What this means is that once you begin repayment, you should never be surprised by a capitalization event. Your interest will continue to accrue every single day but it will not be added on to the principal unless one of the above factors takes place. Because the principal does not change, the amount of interest accruing remains constant. No matter how big the number gets, the rate of interest accrual remains the same until a capitalization event occurs. Paying down a little extra interest itself now as opposed to later does not change the natural history or your loans or alter the amount needed to pay them down.
In the REPAYE program, half of any accrued interest that is not covered by your monthly payment is forgiven. Therefore, the lower your monthly payment, the lower your effective rate. That doesn’t mean you shouldn’t still set aside more money every month toward debt repayment, just that there is a real financial benefit to paying as little as possible directly to the servicer in the short term until you are able to dent the principal.
That Money is Still Spoken For
To reiterate, I am not suggesting that you take this extra money that you could otherwise put your loans and spend it toward lifestyle inflation.
That money should be in some kind of loan payoff slush fund, such as a CD or interest-bearing online savings account like Ally Bank.
Earning 1 or 2% risk-free in a savings account will make that money go further when you finally use it on your loans. A lot different? No, of course not. But it does help just a little bit to mitigate what can be relatively high federal loan rates. Sure, it can function as an emergency fund too, but you should give that account a name like “loan money.” It’s not for vacations.
When to Deploy
If you’ve been saving money on the side for loan payoff, there are several situations in which it’s time to pull the trigger and make a large lump sum payment.
- Right before a capitalization event, such as losing your partial financial hardship in IBR or PAYE.
- Right before a private refinance.
- When your income increases enough that you’re actually able to start making substantial progress on your loans, then you can jumpstart it with your slush fund.
Caveat: if you have not consolidated your loans and have some plus loans at a higher interest rate, one could conceivably put all extra funds into paying off that loan first. Given that an individual loan will be a smaller amount, it may be feasible to make progress on it. However, in general, I recommend most people consolidate for the reasons outlined in this post.
Maximizing the REPAYE Subsidy
One of the common REPAYE questions has been if I pay extra will it eat into my repaye subsidy and thus ultimately lose money? There has been some discussion, but the answer is supposed to be that you can. That said, I would almost never trust a servicer to ultimately apply these things correctly. As we’ve discussed above, there isn’t a great reason to do this on a routine basis. In most cases, you’d be better off leveraging that money elsewhere.
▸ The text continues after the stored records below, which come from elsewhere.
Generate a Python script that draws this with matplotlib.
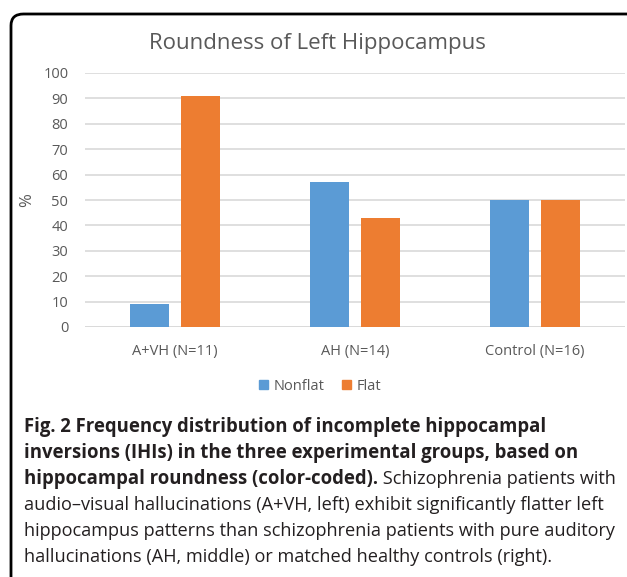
import matplotlib
matplotlib.use("Agg")
import matplotlib.pyplot as plt
from matplotlib.patches import FancyBboxPatch, Patch
import numpy as np

# ---- data ----
groups = ["A+VH (N=11)", "AH (N=14)", "Control (N=16)"]
nonflat = [9.09, 57.14, 50.0]
flat = [90.91, 42.86, 50.0]
series_names = ["Nonflat", "Flat"]
yticks = [0, 10, 20, 30, 40, 50, 60, 70, 80, 90, 100]
title = "Roundness of Left Hippocampus"
ylabel = "%"
caption_bold = ["Fig. 2 Frequency distribution of incomplete hippocampal",
                "inversions (IHIs) in the three experimental groups, based on",
                "hippocampal roundness (color-coded)."]
caption_regular_tail = " Schizophrenia patients with"
caption_regular = ["audio\u2013visual hallucinations (A+VH, left) exhibit significantly flatter left",
                   "hippocampus patterns than schizophrenia patients with pure auditory",
                   "hallucinations (AH, middle) or matched healthy controls (right)."]

BLUE = "#5B9BD5"
ORANGE = "#ED7D31"
GRAY = "#595959"
GRID = "#D9D9D9"
CAP = "#231F20"

W, H = 627, 577
DPI = 100
fig = plt.figure(figsize=(W / DPI, H / DPI), dpi=DPI)
plt.rcParams['font.family'] = ['Open Sans', 'DejaVu Sans']

def fx(px):
    return px / W

def fy(py):
    return 1 - py / H

# border (rounded, cut off at right/bottom)
border = FancyBboxPatch((fx(11), fy(700)), fx(700), fy(14) - fy(700),
                        boxstyle="round,pad=0,rounding_size=0.02",
                        transform=fig.transFigure, fill=False,
                        edgecolor="black", linewidth=2.0, clip_on=False)
fig.patches.append(border)

# axes
left, right, top, bottom = 85, 625, 73, 327
ax = fig.add_axes([fx(left), fy(bottom), fx(right - left), fy(top) - fy(bottom)])
x = np.arange(len(groups))
bw = 0.215
off = 0.143
ax.bar(x - off, nonflat, bw, color=BLUE, zorder=3)
ax.bar(x + off, flat, bw, color=ORANGE, zorder=3)
ax.set_xlim(-0.5, 2.5)
ax.set_ylim(0, 100)
ax.set_yticks(yticks)
ax.set_yticklabels([str(t) for t in yticks])
ax.set_xticks(x)
ax.set_xticklabels(groups)
for s in ax.spines.values():
    s.set_visible(False)
ax.grid(axis='y', color=GRID, linewidth=1.2, zorder=0)
ax.set_axisbelow(True)
ax.tick_params(axis='y', length=0, pad=12, labelsize=10.5, labelcolor=GRAY)
ax.tick_params(axis='x', length=0, pad=12, labelsize=10.5, labelcolor=GRAY)
ax.axhline(0, color=GRID, linewidth=1.2, zorder=1)

fig.text(fx(317), fy(43), title, ha='center', va='center', fontsize=16, color=GRAY)
fig.text(fx(27), fy(200), ylabel, ha='center', va='center', rotation=90, fontsize=12, color=GRAY)

handles = [Patch(color=BLUE), Patch(color=ORANGE)]
fig.legend(handles, series_names, loc='center', bbox_to_anchor=(fx(320), fy(386)),
           ncol=2, frameon=False, fontsize=10.5, handlelength=0.6, handleheight=0.6,
           handletextpad=0.4, columnspacing=1.2, labelcolor=GRAY)

# caption
cx = 24
right_px = 614
baselines = [432, 458, 484, 510, 536, 562]
r = fig.canvas.get_renderer()

def width_at(text, weight, size):
    t = fig.text(0, 0, text, fontsize=size, fontweight=weight)
    w = t.get_window_extent(renderer=r).width
    t.remove()
    return w

base = 12.0
reg_fs = min(base * (right_px - cx) / width_at(s, 'normal', base) for s in caption_regular[:2])
tail_w = width_at(caption_regular_tail, 'normal', reg_fs)
bold_fs = min(base * (585 - cx) / width_at(caption_bold[1], 'bold', base),
              base * (right_px - cx - tail_w) / width_at(caption_bold[2], 'bold', base))

for i, line in enumerate(caption_bold):
    t = fig.text(fx(cx), fy(baselines[i]), line, ha='left', va='baseline',
                 fontsize=bold_fs, fontweight='bold', color=CAP)
bb = t.get_window_extent(renderer=r)
fig.text(bb.x1 / W, fy(baselines[2]), caption_regular_tail, ha='left', va='baseline',
         fontsize=reg_fs, color=CAP)
for j, line in enumerate(caption_regular):
    fig.text(fx(cx), fy(baselines[3 + j]), line, ha='left', va='baseline',
             fontsize=reg_fs, color=CAP)

fig.savefig("out.png", dpi=DPI)
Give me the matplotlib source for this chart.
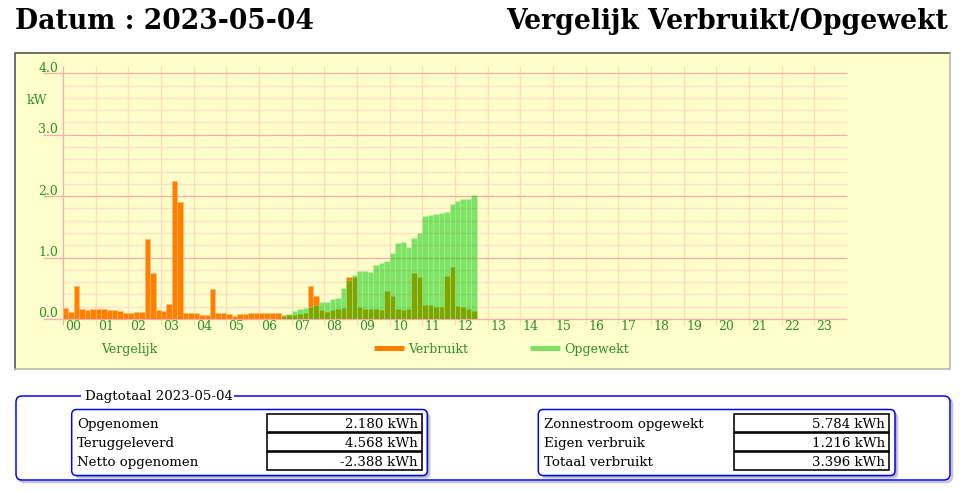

One thing to consider is that placing money into a traditional pre-tax retirement account like a pretax 401k/403b reduces your adjusted gross income (AGI), which reduces your payments by 10% of the contributed amount the following year, which in turn increases your amount of unpaid interest thus increasing your unpaid interest subsidy and ultimately lowering your effective rate. That’s a mouthful, but it means that the more you can lower your AGI, the less interest accrues on your loan.
That said, the income-lowering strategy is much more effective in reducing payments toward PSLF than in saving money on the accrued interest. For example, a $100 pre-tax contribution will lower payments the next year by $10 and would thus result in $5 of forgiven unpaid interest.
Lastly, if you are considering the possibility of PSLF
Never spend a dollar more than absolutely necessary directly on your loans until you are ready to permanently give up that plan. Any dollar extra you pay is a dollar wasted in the event of achieving loan forgiveness. Again, if you are nervous about the PSLF program, then you hedge your bets by being financially prudent in other ways, not by tilting at your loans.